Set problem -
Repeat the material exactly from its first line to the line that includes "22.2, 19.8, 18.0, 16.8, 15.0, 10.2, 5.4, 4.2];". Skip pictures.

Data provided -
————

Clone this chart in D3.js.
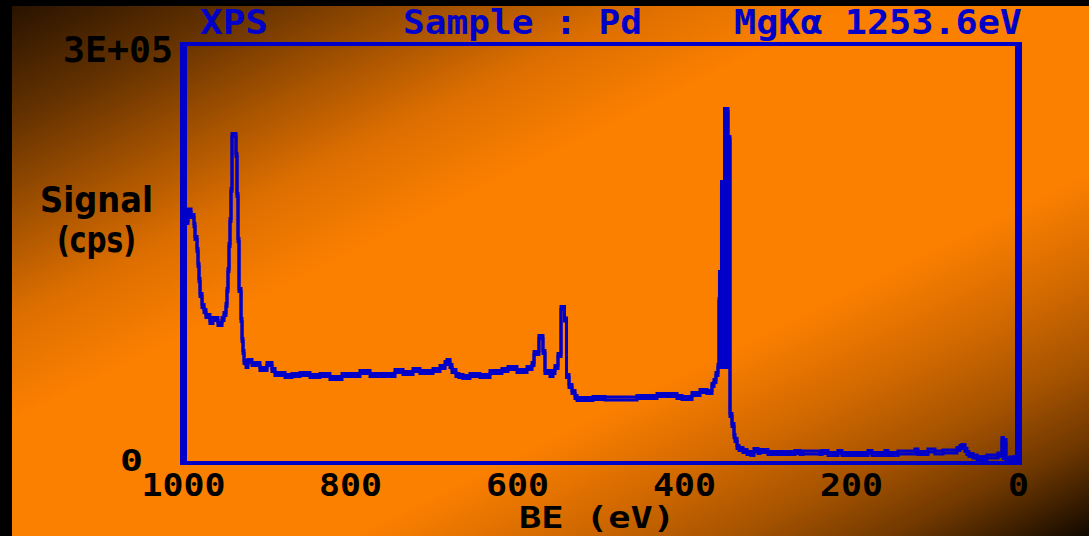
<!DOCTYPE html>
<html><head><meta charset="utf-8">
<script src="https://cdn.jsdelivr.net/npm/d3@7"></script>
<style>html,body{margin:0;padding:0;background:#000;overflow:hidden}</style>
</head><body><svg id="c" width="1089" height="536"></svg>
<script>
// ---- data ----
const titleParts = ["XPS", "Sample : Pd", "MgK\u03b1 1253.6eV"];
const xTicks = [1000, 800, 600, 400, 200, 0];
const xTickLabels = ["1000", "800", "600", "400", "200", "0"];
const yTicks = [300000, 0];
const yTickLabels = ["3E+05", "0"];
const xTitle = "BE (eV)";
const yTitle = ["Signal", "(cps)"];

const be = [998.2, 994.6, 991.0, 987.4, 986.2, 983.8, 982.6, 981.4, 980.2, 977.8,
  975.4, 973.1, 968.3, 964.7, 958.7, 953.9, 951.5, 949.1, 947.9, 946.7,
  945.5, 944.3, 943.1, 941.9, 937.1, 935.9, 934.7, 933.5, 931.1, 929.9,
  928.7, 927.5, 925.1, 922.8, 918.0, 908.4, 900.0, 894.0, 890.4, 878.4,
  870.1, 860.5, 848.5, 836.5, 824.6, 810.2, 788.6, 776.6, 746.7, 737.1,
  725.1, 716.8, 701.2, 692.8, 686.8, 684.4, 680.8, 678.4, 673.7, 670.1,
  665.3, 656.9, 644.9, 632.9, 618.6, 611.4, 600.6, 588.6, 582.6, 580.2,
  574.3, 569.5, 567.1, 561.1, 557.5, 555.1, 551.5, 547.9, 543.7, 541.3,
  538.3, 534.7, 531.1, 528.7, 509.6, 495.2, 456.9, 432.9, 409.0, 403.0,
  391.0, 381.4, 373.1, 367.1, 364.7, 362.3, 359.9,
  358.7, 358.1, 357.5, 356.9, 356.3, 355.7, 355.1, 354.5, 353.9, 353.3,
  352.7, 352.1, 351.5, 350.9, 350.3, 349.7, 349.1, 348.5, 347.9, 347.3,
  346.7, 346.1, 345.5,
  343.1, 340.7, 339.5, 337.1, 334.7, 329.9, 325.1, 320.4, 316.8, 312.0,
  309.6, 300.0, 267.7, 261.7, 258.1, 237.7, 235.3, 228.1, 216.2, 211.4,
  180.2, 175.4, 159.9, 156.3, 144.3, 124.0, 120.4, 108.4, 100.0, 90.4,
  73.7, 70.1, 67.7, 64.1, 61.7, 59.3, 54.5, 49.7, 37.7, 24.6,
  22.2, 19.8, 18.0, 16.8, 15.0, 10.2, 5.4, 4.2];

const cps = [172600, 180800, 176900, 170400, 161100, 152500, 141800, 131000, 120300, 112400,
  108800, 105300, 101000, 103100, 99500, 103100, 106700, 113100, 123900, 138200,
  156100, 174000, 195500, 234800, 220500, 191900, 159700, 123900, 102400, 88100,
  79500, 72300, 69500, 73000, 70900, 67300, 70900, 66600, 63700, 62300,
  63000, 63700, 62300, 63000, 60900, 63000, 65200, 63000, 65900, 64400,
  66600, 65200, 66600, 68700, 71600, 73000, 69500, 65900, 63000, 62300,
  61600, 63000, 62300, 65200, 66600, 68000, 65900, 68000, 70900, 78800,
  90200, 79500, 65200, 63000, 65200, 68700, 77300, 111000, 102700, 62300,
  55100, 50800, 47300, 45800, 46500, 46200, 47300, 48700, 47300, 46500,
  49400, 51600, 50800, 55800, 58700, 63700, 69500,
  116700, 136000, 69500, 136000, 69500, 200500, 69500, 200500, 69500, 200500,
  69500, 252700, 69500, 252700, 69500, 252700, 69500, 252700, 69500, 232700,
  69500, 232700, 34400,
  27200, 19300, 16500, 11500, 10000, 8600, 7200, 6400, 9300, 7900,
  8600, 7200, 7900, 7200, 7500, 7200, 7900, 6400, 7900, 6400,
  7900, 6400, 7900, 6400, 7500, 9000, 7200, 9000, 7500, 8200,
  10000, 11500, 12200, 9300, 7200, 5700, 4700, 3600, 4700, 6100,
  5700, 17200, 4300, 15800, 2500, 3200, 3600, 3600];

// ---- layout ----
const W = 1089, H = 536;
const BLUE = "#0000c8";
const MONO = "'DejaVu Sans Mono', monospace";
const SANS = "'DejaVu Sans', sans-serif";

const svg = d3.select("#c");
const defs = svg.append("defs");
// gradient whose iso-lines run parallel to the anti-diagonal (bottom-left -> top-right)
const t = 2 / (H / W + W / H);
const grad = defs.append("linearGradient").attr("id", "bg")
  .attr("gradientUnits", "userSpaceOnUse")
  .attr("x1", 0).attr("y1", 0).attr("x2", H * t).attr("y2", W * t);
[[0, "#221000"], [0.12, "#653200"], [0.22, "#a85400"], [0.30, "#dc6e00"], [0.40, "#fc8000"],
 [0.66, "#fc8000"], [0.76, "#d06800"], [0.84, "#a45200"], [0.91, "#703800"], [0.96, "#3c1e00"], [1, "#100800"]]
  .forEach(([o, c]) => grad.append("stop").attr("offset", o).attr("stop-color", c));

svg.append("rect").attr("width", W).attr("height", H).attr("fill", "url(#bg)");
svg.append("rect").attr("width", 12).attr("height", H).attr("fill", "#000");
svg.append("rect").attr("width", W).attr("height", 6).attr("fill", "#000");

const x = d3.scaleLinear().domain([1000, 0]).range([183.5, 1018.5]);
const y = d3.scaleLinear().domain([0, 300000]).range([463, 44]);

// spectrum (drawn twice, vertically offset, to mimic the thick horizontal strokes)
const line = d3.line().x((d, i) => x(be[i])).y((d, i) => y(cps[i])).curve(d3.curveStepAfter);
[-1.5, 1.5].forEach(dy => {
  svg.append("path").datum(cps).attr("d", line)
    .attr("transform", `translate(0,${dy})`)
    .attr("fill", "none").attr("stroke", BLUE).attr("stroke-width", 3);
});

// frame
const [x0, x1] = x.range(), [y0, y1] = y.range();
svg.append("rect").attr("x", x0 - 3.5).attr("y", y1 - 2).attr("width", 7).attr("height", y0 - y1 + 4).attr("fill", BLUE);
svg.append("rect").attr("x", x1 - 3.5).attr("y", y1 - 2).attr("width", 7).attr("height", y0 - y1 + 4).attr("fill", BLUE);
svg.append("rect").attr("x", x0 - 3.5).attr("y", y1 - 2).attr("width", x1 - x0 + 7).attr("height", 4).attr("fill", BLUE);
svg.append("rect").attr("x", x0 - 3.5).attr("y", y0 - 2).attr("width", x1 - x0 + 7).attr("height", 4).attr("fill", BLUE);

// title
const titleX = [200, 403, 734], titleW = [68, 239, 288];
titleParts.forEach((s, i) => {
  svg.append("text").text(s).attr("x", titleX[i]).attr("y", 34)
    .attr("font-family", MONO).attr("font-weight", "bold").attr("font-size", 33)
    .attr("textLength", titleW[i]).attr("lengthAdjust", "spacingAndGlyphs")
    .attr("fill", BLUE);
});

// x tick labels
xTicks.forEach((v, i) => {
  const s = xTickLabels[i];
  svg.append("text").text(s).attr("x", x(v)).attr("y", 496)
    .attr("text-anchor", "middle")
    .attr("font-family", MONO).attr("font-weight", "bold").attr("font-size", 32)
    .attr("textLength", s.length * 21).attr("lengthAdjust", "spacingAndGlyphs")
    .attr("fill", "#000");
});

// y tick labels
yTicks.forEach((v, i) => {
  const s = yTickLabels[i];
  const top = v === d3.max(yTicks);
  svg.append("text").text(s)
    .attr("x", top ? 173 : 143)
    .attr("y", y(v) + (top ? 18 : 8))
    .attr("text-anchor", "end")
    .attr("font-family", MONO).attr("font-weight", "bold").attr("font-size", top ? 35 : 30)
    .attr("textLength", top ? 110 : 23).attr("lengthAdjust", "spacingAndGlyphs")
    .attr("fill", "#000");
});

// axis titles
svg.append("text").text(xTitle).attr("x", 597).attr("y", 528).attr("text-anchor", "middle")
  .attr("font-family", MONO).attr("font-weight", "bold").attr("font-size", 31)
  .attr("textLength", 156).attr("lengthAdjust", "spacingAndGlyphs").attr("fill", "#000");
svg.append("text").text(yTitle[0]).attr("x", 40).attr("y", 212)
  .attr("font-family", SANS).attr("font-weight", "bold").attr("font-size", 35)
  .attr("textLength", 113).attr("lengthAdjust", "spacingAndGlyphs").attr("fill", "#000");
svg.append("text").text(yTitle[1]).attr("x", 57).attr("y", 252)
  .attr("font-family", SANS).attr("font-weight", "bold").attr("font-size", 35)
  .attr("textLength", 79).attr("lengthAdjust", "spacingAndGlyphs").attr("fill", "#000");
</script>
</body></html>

————

Task output -
Clone this chart in D3.js.
<!DOCTYPE html>
<html><head><meta charset="utf-8">
<script src="https://cdn.jsdelivr.net/npm/d3@7"></script>
<style>html,body{margin:0;padding:0;background:#000;overflow:hidden}</style>
</head><body><svg id="c" width="1089" height="536"></svg>
<script>
// ---- data ----
const titleParts = ["XPS", "Sample : Pd", "MgK\u03b1 1253.6eV"];
const xTicks = [1000, 800, 600, 400, 200, 0];
const xTickLabels = ["1000", "800", "600", "400", "200", "0"];
const yTicks = [300000, 0];
const yTickLabels = ["3E+05", "0"];
const xTitle = "BE (eV)";
const yTitle = ["Signal", "(cps)"];

const be = [998.2, 994.6, 991.0, 987.4, 986.2, 983.8, 982.6, 981.4, 980.2, 977.8,
  975.4, 973.1, 968.3, 964.7, 958.7, 953.9, 951.5, 949.1, 947.9, 946.7,
  945.5, 944.3, 943.1, 941.9, 937.1, 935.9, 934.7, 933.5, 931.1, 929.9,
  928.7, 927.5, 925.1, 922.8, 918.0, 908.4, 900.0, 894.0, 890.4, 878.4,
  870.1, 860.5, 848.5, 836.5, 824.6, 810.2, 788.6, 776.6, 746.7, 737.1,
  725.1, 716.8, 701.2, 692.8, 686.8, 684.4, 680.8, 678.4, 673.7, 670.1,
  665.3, 656.9, 644.9, 632.9, 618.6, 611.4, 600.6, 588.6, 582.6, 580.2,
  574.3, 569.5, 567.1, 561.1, 557.5, 555.1, 551.5, 547.9, 543.7, 541.3,
  538.3, 534.7, 531.1, 528.7, 509.6, 495.2, 456.9, 432.9, 409.0, 403.0,
  391.0, 381.4, 373.1, 367.1, 364.7, 362.3, 359.9,
  358.7, 358.1, 357.5, 356.9, 356.3, 355.7, 355.1, 354.5, 353.9, 353.3,
  352.7, 352.1, 351.5, 350.9, 350.3, 349.7, 349.1, 348.5, 347.9, 347.3,
  346.7, 346.1, 345.5,
  343.1, 340.7, 339.5, 337.1, 334.7, 329.9, 325.1, 320.4, 316.8, 312.0,
  309.6, 300.0, 267.7, 261.7, 258.1, 237.7, 235.3, 228.1, 216.2, 211.4,
  180.2, 175.4, 159.9, 156.3, 144.3, 124.0, 120.4, 108.4, 100.0, 90.4,
  73.7, 70.1, 67.7, 64.1, 61.7, 59.3, 54.5, 49.7, 37.7, 24.6,
  22.2, 19.8, 18.0, 16.8, 15.0, 10.2, 5.4, 4.2];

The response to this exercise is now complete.